## TASK DESCRIPTION
An exact copy of all the data is required, with pictures left out.
——————
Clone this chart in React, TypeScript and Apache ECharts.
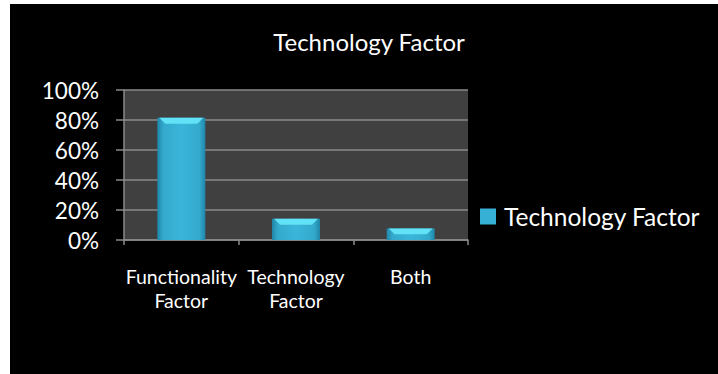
import React, { useEffect, useRef } from "react";
import * as echarts from "echarts";

const chartTitle = "Technology Factor";
const seriesName = "Technology Factor";
const categories = ["Functionality\nFactor", "Technology\nFactor", "Both"];
const values = [0.815, 0.142, 0.077];
const yTicks = [0, 0.2, 0.4, 0.6, 0.8, 1.0];

const FONT = "Lato";

export default function App() {
  const ref = useRef<HTMLDivElement>(null);
  useEffect(() => {
    if (!ref.current) return;
    const chart = echarts.init(ref.current, null, { renderer: "svg" });
    const bodyGrad = new echarts.graphic.LinearGradient(0, 0, 1, 0, [
      { offset: 0, color: "#1f86a8" },
      { offset: 0.12, color: "#33a9cc" },
      { offset: 0.5, color: "#3ab6da" },
      { offset: 0.88, color: "#33a9cc" },
      { offset: 1, color: "#1f86a8" },
    ]);
    chart.setOption({
      animation: false,
      backgroundColor: "#000000",
      title: {
        text: chartTitle,
        left: 359,
        top: 25,
        padding: 0,
        textAlign: "center",
        textStyle: { color: "#ffffff", fontFamily: FONT, fontSize: 24, fontWeight: "normal" },
      },
      legend: {
        left: 470,
        top: 200,
        padding: 0,
        itemWidth: 16,
        itemHeight: 16,
        data: [{ name: seriesName, icon: "rect", itemStyle: { color: "#36b0d4" } }],
        textStyle: { color: "#ffffff", fontFamily: FONT, fontSize: 24.5, padding: [0, 0, 0, 3] },
      },
      grid: {
        left: 114,
        top: 86,
        width: 344,
        height: 150,
        show: true,
        backgroundColor: "#404040",
        borderWidth: 0,
      },
      xAxis: {
        type: "category",
        data: categories,
        boundaryGap: true,
        axisLine: { show: true, lineStyle: { color: "#8a8a8a", width: 1.5 } },
        axisTick: { show: true, length: 5, lineStyle: { color: "#8a8a8a", width: 1.5 } },
        axisLabel: {
          color: "#ffffff",
          fontFamily: FONT,
          fontSize: 19.5,
          lineHeight: 24,
          margin: 24,
          interval: 0,
        },
      },
      yAxis: {
        type: "value",
        min: 0,
        max: 1,
        interval: 0.2,
        axisLine: { show: true, lineStyle: { color: "#8a8a8a", width: 1.5 } },
        axisTick: { show: true, length: 8, lineStyle: { color: "#8a8a8a", width: 1.5 } },
        splitLine: { show: true, lineStyle: { color: "#8a8a8a", width: 1.5 } },
        axisLabel: {
          color: "#ffffff",
          fontFamily: FONT,
          fontSize: 22.5,
          margin: 25,
          customValues: yTicks,
          formatter: (v: number) => Math.round(v * 100) + "%",
        },
      },
      series: [
        {
          name: seriesName,
          type: "custom",
          itemStyle: { color: "#36b0d4" },
          encode: { x: 0, y: 1 },
          data: values.map((v, i) => [i, v]),
          renderItem: (params: any, api: any) => {
            const idx = api.value(0);
            const val = api.value(1);
            const top = api.coord([idx, val]);
            const base = api.coord([idx, 0]);
            const w = 48;
            const x = top[0] - w / 2;
            const h = base[1] - top[1];
            const bev = Math.min(6, h / 2);
            return {
              type: "group",
              children: [
                {
                  type: "rect",
                  shape: { x, y: top[1], width: w, height: h },
                  style: { fill: bodyGrad },
                },
                {
                  type: "polygon",
                  shape: {
                    points: [
                      [x + 2, top[1]],
                      [x + w - 2, top[1]],
                      [x + w - 8, top[1] + bev],
                      [x + 8, top[1] + bev],
                    ],
                  },
                  style: { fill: "#62e2f6" },
                },
              ],
            };
          },
        },
      ],
    });
    return () => chart.dispose();
  }, []);
  return (
    <div
      ref={ref}
      style={{ position: "fixed", left: 10, top: 4, width: 708, height: 370 }}
    />
  );
}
——————
## WRITTEN ANSWER
Clone this chart in React, TypeScript and Apache ECharts.
import React, { useEffect, useRef } from "react";
import * as echarts from "echarts";

const chartTitle = "Technology Factor";
const seriesName = "Technology Factor";
const categories = ["Functionality\nFactor", "Technology\nFactor", "Both"];
const values = [0.815, 0.142, 0.077];
const yTicks = [0, 0.2, 0.4, 0.6, 0.8, 1.0];

const FONT = "Lato";

export default function App() {
  const ref = useRef<HTMLDivElement>(null);
  useEffect(() => {
    if (!ref.current) return;
    const chart = echarts.init(ref.current, null, { renderer: "svg" });
    const bodyGrad = new echarts.graphic.LinearGradient(0, 0, 1, 0, [
      { offset: 0, color: "#1f86a8" },
      { offset: 0.12, color: "#33a9cc" },
      { offset: 0.5, color: "#3ab6da" },
      { offset: 0.88, color: "#33a9cc" },
      { offset: 1, color: "#1f86a8" },
    ]);
    chart.setOption({
      animation: false,
      backgroundColor: "#000000",
      title: {
        text: chartTitle,
        left: 359,
        top: 25,
        padding: 0,
        textAlign: "center",
        textStyle: { color: "#ffffff", fontFamily: FONT, fontSize: 24, fontWeight: "normal" },
      },
      legend: {
        left: 470,
        top: 200,
        padding: 0,
        itemWidth: 16,
        itemHeight: 16,
        data: [{ name: seriesName, icon: "rect", itemStyle: { color: "#36b0d4" } }],
        textStyle: { color: "#ffffff", fontFamily: FONT, fontSize: 24.5, padding: [0, 0, 0, 3] },
      },
      grid: {
        left: 114,
        top: 86,
        width: 344,
        height: 150,
        show: true,
        backgroundColor: "#404040",
        borderWidth: 0,
      },
      xAxis: {
        type: "category",
        data: categories,
        boundaryGap: true,
        axisLine: { show: true, lineStyle: { color: "#8a8a8a", width: 1.5 } },
        axisTick: { show: true, length: 5, lineStyle: { color: "#8a8a8a", width: 1.5 } },
        axisLabel: {
          color: "#ffffff",
          fontFamily: FONT,
          fontSize: 19.5,
          lineHeight: 24,
          margin: 24,
          interval: 0,
        },
      },
      yAxis: {
        type: "value",
        min: 0,
        max: 1,
        interval: 0.2,
        axisLine: { show: true, lineStyle: { color: "#8a8a8a", width: 1.5 } },
        axisTick: { show: true, length: 8, lineStyle: { color: "#8a8a8a", width: 1.5 } },
        splitLine: { show: true, lineStyle: { color: "#8a8a8a", width: 1.5 } },
        axisLabel: {
          color: "#ffffff",
          fontFamily: FONT,
          fontSize: 22.5,
          margin: 25,
          customValues: yTicks,
          formatter: (v: number) => Math.round(v * 100) + "%",
        },
      },
      series: [
        {
          name: seriesName,
          type: "custom",
          itemStyle: { color: "#36b0d4" },
          encode: { x: 0, y: 1 },
          data: values.map((v, i) => [i, v]),
          renderItem: (params: any, api: any) => {
            const idx = api.value(0);
            const val = api.value(1);
            const top = api.coord([idx, val]);
            const base = api.coord([idx, 0]);
            const w = 48;
            const x = top[0] - w / 2;
            const h = base[1] - top[1];
            const bev = Math.min(6, h / 2);
            return {
              type: "group",
              children: [
                {
                  type: "rect",
                  shape: { x, y: top[1], width: w, height: h },
                  style: { fill: bodyGrad },
                },
                {
                  type: "polygon",
                  shape: {
                    points: [
                      [x + 2, top[1]],
                      [x + w - 2, top[1]],
                      [x + w - 8, top[1] + bev],
                      [x + 8, top[1] + bev],
                    ],
                  },
                  style: { fill: "#62e2f6" },
                },
              ],
            };
          },
        },
      ],
    });
    return () => chart.dispose();
  }, []);
  return (
    <div
      ref={ref}
      style={{ position: "fixed", left: 10, top: 4, width: 708, height: 370 }}
    />
  );
}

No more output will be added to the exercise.